Re: About to add WAL write/fsync statistics to pg_stat_wal view

From: Masahiro Ikeda <ikedamsh(at)oss(dot)nttdata(dot)com>
To: "David G(dot) Johnston" <david(dot)g(dot)johnston(at)gmail(dot)com>
Cc: Masahiko Sawada <sawada(dot)mshk(at)gmail(dot)com>, PostgreSQL-development <pgsql-hackers(at)postgresql(dot)org>, Li Japin <japinli(at)hotmail(dot)com>, kuroda(dot)hayato(at)fujitsu(dot)com
Subject: Re: About to add WAL write/fsync statistics to pg_stat_wal view
Date: 2021-01-26 06:56:22
Message-ID: 395f109540835fabe76dbd9d45733a14@oss.nttdata.com
Views: Raw Message | Whole Thread | Download mbox | Resend email
Thread:
Lists: pgsql-hackers

Hi, David.

Thanks for your comments.

On 2021-01-26 08:48, David G. Johnston wrote:
> On Mon, Jan 25, 2021 at 8:03 AM Masahiko Sawada
> <sawada(dot)mshk(at)gmail(dot)com> wrote:
>
>> On Mon, Jan 25, 2021 at 4:51 PM Masahiro Ikeda
>> <ikedamsh(at)oss(dot)nttdata(dot)com> wrote:
>>>
>>> Hi, thanks for the reviews.
>>>
>>> I updated the attached patch.
>>
>> Thank you for updating the patch!
>
> Your original email with "total number of times" is more correct,
> removing the "of times" and just writing "total number of WAL" is not
> good wording.
>
> Specifically, this change is strictly worse than the original.
>
> - Number of times WAL data was written to disk because WAL
> buffers became full
> + Total number of WAL data written to disk because WAL buffers
> became full
>
> Both have the flaw that they leave implied exactly what it means to
> "write WAL to disk". It is also unclear whether a counter, bytes, or
> both, would be more useful here. I've incorporated this into my
> documentation suggestions below:
> (wal_buffers_full)
>
> -- Revert - the original was better, though maybe add more detail
> similar to the below.

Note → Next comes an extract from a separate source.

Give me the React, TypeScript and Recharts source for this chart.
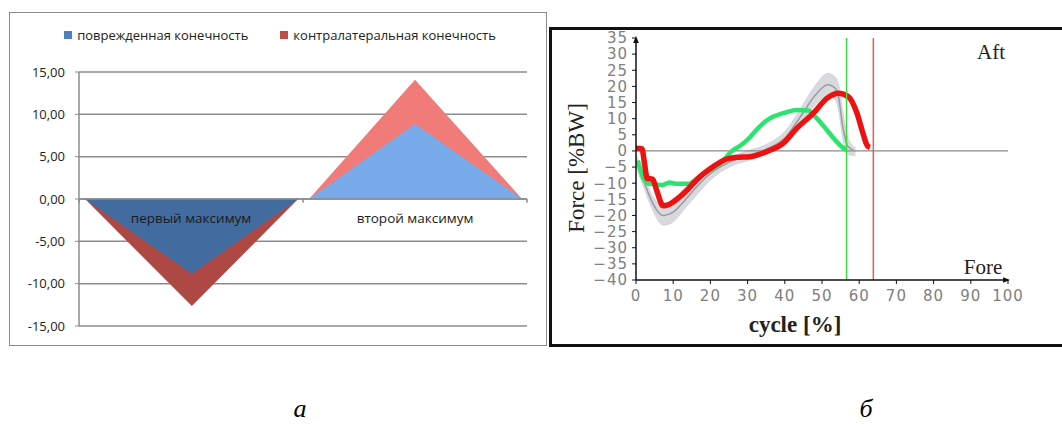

I didn't research exactly how this works.

OK, I understood.
I reverted since this is a counter statistics.

> (wal_write)
> The number of times WAL buffers were written out to disk via XLogWrite
>

Thanks.

I thought it's better to omit "The" and "XLogWrite" because other views'
description
omits "The" and there is no description of "XlogWrite" in the documents.
What do you think?

> -- Seems like this should have a bytes version too

Do you mean that we need to separate statistics for wal write?

> (wal_write_time)
> The amount of time spent writing WAL buffers to disk, excluding sync
> time unless the wal_sync_method is either open_datasync or open_sync.
> Units are in milliseconds with microsecond resolution. This is zero
> when track_wal_io_timing is disabled.

Thanks, I'll fix it.

> (wal_sync)
> The number of times WAL files were synced to disk while
> wal_sync_method was set to one of the "sync at commit" options (i.e.,
> fdatasync, fsync, or fsync_writethrough).

Thanks, I'll fix it.

> -- it is not going to be zero just because those settings are
> presently disabled as they could have been enabled at some point since
> the last time these statistics were reset.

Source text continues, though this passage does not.